Weekly (pick a day, don't drift):

  • 1 hour: review new SAM.gov notices (especially Sources Sought, RFIs, draft RFPs)
  • 1 hour: research one target office (what they bought last year, who won, and why)
  • 1 hour: send 5 targeted emails (not mass spam) to small business specialists, contracting, or program contacts
  • 1 hour: write one reusable artifact (case study, boilerplate, pricing assumptions, technical approach snippet)

That's four hours a week. If you can't carve out four hours a week for business development, be honest with yourself: you're not trying to win federal work. You're hoping federal work shows up and saves you.

Two places small businesses waste Q3 (and how to stop)

Waste #1: Waiting for an RFP to learn the customer. By the time the RFP hits, the customer has a mental model of 'what good looks like.' If you didn't help shape it, you're guessing.

Fix: chase pre-solicitation signals. Sources Sought. RFI. draft docs. industry days. Market research notices. Treat those as your real entry point, not the final RFP.

Waste #2: Only bidding what you can win as a prime. If you are small, being stubborn about priming everything is a good way to stay small.

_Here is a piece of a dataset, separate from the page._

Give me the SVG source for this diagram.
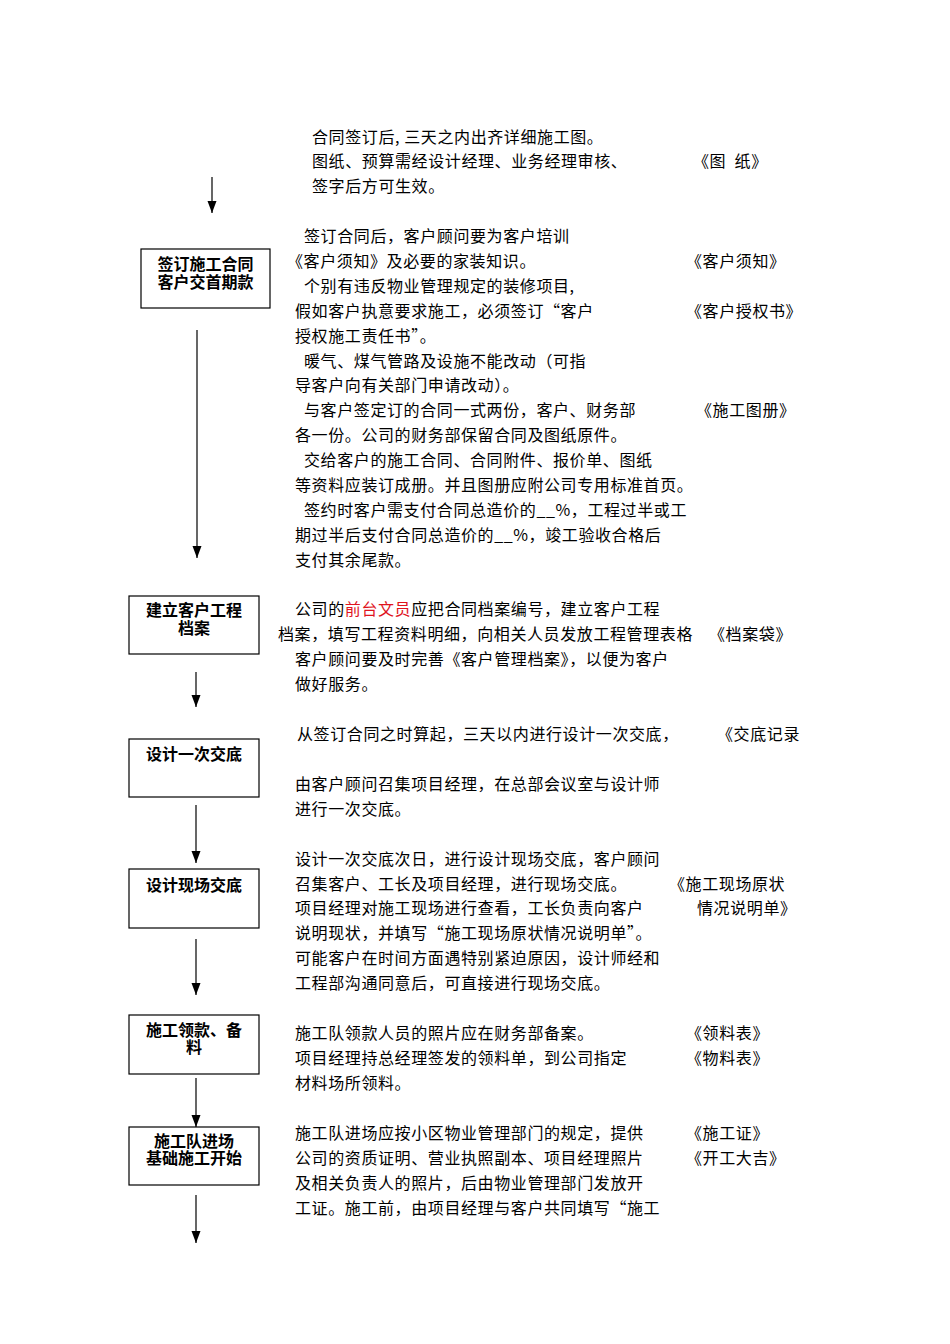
<svg xmlns="http://www.w3.org/2000/svg" width="950" height="1344" viewBox="0 0 950 1344">
<defs>
<style>
.t{font-family:"Noto Sans CJK SC","Liberation Sans",sans-serif;font-size:16px;letter-spacing:0.6px;fill:#000}
.b{font-family:"Noto Sans CJK SC","Liberation Sans",sans-serif;font-size:16px;font-weight:bold;fill:#000;text-anchor:middle}
.box{fill:#fff;stroke:#000;stroke-width:1.2}
.ln{stroke:#000;stroke-width:1.2;fill:none}
.red{fill:#e0141e}
</style>
</defs>
<rect width="950" height="1344" fill="#fff"/>

<g id="connectors">
<line class="ln" x1="212" y1="177" x2="212" y2="213"/><path d="M207.5,201 L216.5,201 L212,213 Z"/>
<line class="ln" x1="197" y1="330" x2="197" y2="558"/><path d="M192.5,546 L201.5,546 L197,558 Z"/>
<line class="ln" x1="196" y1="672" x2="196" y2="707"/><path d="M191.5,695 L200.5,695 L196,707 Z"/>
<line class="ln" x1="196" y1="805" x2="196" y2="863"/><path d="M191.5,851 L200.5,851 L196,863 Z"/>
<line class="ln" x1="196" y1="939" x2="196" y2="995"/><path d="M191.5,983 L200.5,983 L196,995 Z"/>
<line class="ln" x1="196" y1="1078" x2="196" y2="1127"/><path d="M191.5,1115 L200.5,1115 L196,1127 Z"/>
<line class="ln" x1="196" y1="1195" x2="196" y2="1243"/><path d="M191.5,1231 L200.5,1231 L196,1243 Z"/>
</g>

<g id="node-sign">
<rect class="box" x="141" y="249" width="129" height="59"/>
<text class="b"><tspan x="205.5" y="270">签订施工合同</tspan><tspan x="205.5" y="288">客户交首期款</tspan></text>
</g>
<g id="node-archive">
<rect class="box" x="129" y="596" width="130" height="58"/>
<text class="b"><tspan x="194" y="616">建立客户工程</tspan><tspan x="194" y="634">档案</tspan></text>
</g>
<g id="node-design1">
<rect class="box" x="129" y="739" width="130" height="58"/>
<text class="b" x="194" y="760">设计一次交底</text>
</g>
<g id="node-site">
<rect class="box" x="129" y="869" width="130" height="59"/>
<text class="b" x="194" y="891">设计现场交底</text>
</g>
<g id="node-material">
<rect class="box" x="129" y="1015" width="130" height="59"/>
<text class="b"><tspan x="194" y="1036">施工领款、备</tspan><tspan x="194" y="1053">料</tspan></text>
</g>
<g id="node-start">
<rect class="box" x="129" y="1127" width="130" height="58"/>
<text class="b"><tspan x="194" y="1147">施工队进场</tspan><tspan x="194" y="1164">基础施工开始</tspan></text>
</g>

<g id="text-1">
<text class="t" x="312" y="143">合同签订后, 三天之内出齐详细施工图。</text>
<text class="t" x="312" y="167">图纸、预算需经设计经理、业务经理审核、</text>
<text class="t" x="312" y="192">签字后方可生效。</text>
<text class="t" x="693" y="167" xml:space="preserve">《图  纸》</text>
</g>

<g id="text-2">
<text class="t" x="304" y="242">签订合同后，客户顾问要为客户培训</text>
<text class="t" x="287" y="267">《客户须知》及必要的家装知识。</text>
<text class="t" x="304" y="292">个别有违反物业管理规定的装修项目,</text>
<text class="t" x="295" y="317">假如客户执意要求施工，必须签订“客户</text>
<text class="t" x="295" y="342">授权施工责任书”。</text>
<text class="t" x="304" y="367">暖气、煤气管路及设施不能改动（可指</text>
<text class="t" x="295" y="391">导客户向有关部门申请改动）。</text>
<text class="t" x="304" y="416">与客户签定订的合同一式两份，客户、财务部</text>
<text class="t" x="295" y="441">各一份。公司的财务部保留合同及图纸原件。</text>
<text class="t" x="304" y="466">交给客户的施工合同、合同附件、报价单、图纸</text>
<text class="t" x="295" y="491">等资料应装订成册。并且图册应附公司专用标准首页。</text>
<text class="t" x="304" y="516">签约时客户需支付合同总造价的__%，工程过半或工</text>
<text class="t" x="295" y="541">期过半后支付合同总造价的__%，竣工验收合格后</text>
<text class="t" x="295" y="566">支付其余尾款。</text>
<text class="t" x="686" y="267">《客户须知》</text>
<text class="t" x="686" y="317">《客户授权书》</text>
<text class="t" x="696" y="416">《施工图册》</text>
</g>

<g id="text-3">
<text class="t" x="295" y="615">公司的<tspan class="red">前台文员</tspan>应把合同档案编号，建立客户工程</text>
<text class="t" x="278" y="640">档案，填写工程资料明细，向相关人员发放工程管理表格</text>
<text class="t" x="295" y="665">客户顾问要及时完善《客户管理档案》，以便为客户</text>
<text class="t" x="295" y="690">做好服务。</text>
<text class="t" x="709" y="640">《档案袋》</text>
</g>

<g id="text-4">
<text class="t" x="297" y="740">从签订合同之时算起，三天以内进行设计一次交底，</text>
<text class="t" x="295" y="790">由客户顾问召集项目经理，在总部会议室与设计师</text>
<text class="t" x="295" y="815">进行一次交底。</text>
<text class="t" x="717" y="740">《交底记录</text>
</g>

<g id="text-5">
<text class="t" x="295" y="865">设计一次交底次日，进行设计现场交底，客户顾问</text>
<text class="t" x="295" y="890">召集客户、工长及项目经理，进行现场交底。</text>
<text class="t" x="295" y="914">项目经理对施工现场进行查看，工长负责向客户</text>
<text class="t" x="295" y="939">说明现状，并填写“施工现场原状情况说明单”。</text>
<text class="t" x="295" y="964">可能客户在时间方面遇特别紧迫原因，设计师经和</text>
<text class="t" x="295" y="989">工程部沟通同意后，可直接进行现场交底。</text>
<text class="t" x="669" y="890">《施工现场原状</text>
<text class="t" x="697" y="914">情况说明单》</text>
</g>

<g id="text-6">
<text class="t" x="295" y="1039">施工队领款人员的照片应在财务部备案。</text>
<text class="t" x="295" y="1064">项目经理持总经理签发的领料单，到公司指定</text>
<text class="t" x="295" y="1089">材料场所领料。</text>
<text class="t" x="686" y="1039">《领料表》</text>
<text class="t" x="686" y="1064">《物料表》</text>
</g>

<g id="text-7">
<text class="t" x="295" y="1139">施工队进场应按小区物业管理部门的规定，提供</text>
<text class="t" x="295" y="1164">公司的资质证明、营业执照副本、项目经理照片</text>
<text class="t" x="295" y="1189">及相关负责人的照片，后由物业管理部门发放开</text>
<text class="t" x="295" y="1214">工证。施工前，由项目经理与客户共同填写“施工</text>
<text class="t" x="686" y="1139">《施工证》</text>
<text class="t" x="686" y="1164">《开工大吉》</text>
</g>
</svg>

Fix: build a teaming bench now. If you are a specialist (cyber, engineering, niche manufacturing), being a great subcontractor on a prime's team is often the fastest path to past performance and relationships. Then you prime later.

Hands working with paperwork and a laptop
If Q4 is the sprint, Q3 is the training block.

How to talk about set-asides without sounding clueless

Set-asides are not magic. They're a tool. And they cut both ways.

If an agency is looking at a small business set-aside, they're usually asking two things:

  • Are there at least two responsible small businesses that can do this?
  • Will the pricing be fair and reasonable?

So in Q3, your job is to make the answer 'yes' without hand-waving.

Talk in terms of capacity, past performance, and risk reduction. If you're SDVOSB or WOSB, don't just say you qualify. Explain why you can perform without the government babysitting you.

The bottom line

Q4 spending is not a cheat code. It is a reward for contractors who are already in position.

It's March. That means you still have time. But the clock is running.

Build the target list. Respond to Sources Sought like you're trying to be useful, not just visible. Create your Q3 deliverables. And when September hits, you'll be one of the 'known quantities' instead of one more bidder asking for a miracle.